-- Data excerpt start --
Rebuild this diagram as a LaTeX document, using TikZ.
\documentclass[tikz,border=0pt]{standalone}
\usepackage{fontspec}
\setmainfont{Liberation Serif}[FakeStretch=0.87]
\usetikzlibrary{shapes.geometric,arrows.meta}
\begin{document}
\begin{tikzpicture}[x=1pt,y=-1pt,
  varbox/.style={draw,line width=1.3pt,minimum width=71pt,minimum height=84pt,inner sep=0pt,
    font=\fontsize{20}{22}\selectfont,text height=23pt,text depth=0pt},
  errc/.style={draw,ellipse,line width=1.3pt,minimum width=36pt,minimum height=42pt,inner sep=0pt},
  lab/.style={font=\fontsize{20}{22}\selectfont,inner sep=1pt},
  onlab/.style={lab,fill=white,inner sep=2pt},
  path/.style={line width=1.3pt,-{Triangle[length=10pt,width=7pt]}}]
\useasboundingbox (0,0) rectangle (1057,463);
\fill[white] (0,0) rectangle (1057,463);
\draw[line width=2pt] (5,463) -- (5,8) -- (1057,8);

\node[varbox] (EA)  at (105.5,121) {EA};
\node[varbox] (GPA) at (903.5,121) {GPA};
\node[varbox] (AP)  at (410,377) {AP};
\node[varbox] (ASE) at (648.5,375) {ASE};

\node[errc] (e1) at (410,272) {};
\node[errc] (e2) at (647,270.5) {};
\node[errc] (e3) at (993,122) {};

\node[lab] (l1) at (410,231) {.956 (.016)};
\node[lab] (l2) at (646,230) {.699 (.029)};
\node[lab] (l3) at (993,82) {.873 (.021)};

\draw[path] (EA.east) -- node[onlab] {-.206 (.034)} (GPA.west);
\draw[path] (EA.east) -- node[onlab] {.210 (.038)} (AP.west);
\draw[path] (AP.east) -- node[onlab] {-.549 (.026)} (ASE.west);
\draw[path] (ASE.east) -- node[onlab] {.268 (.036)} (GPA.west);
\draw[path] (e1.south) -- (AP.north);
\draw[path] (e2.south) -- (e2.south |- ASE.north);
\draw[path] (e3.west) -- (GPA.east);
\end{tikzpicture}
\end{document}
-- Data excerpt end --
Objective - Please give an exact restatement of only the lines from the beginning of the material above to the line with "(ASE) at (648.5,375)", inclusive.

Task output -
Rebuild this diagram as a LaTeX document, using TikZ.
\documentclass[tikz,border=0pt]{standalone}
\usepackage{fontspec}
\setmainfont{Liberation Serif}[FakeStretch=0.87]
\usetikzlibrary{shapes.geometric,arrows.meta}
\begin{document}
\begin{tikzpicture}[x=1pt,y=-1pt,
  varbox/.style={draw,line width=1.3pt,minimum width=71pt,minimum height=84pt,inner sep=0pt,
    font=\fontsize{20}{22}\selectfont,text height=23pt,text depth=0pt},
  errc/.style={draw,ellipse,line width=1.3pt,minimum width=36pt,minimum height=42pt,inner sep=0pt},
  lab/.style={font=\fontsize{20}{22}\selectfont,inner sep=1pt},
  onlab/.style={lab,fill=white,inner sep=2pt},
  path/.style={line width=1.3pt,-{Triangle[length=10pt,width=7pt]}}]
\useasboundingbox (0,0) rectangle (1057,463);
\fill[white] (0,0) rectangle (1057,463);
\draw[line width=2pt] (5,463) -- (5,8) -- (1057,8);

\node[varbox] (EA)  at (105.5,121) {EA};
\node[varbox] (GPA) at (903.5,121) {GPA};
\node[varbox] (AP)  at (410,377) {AP};
\node[varbox] (ASE) at (648.5,375) {ASE};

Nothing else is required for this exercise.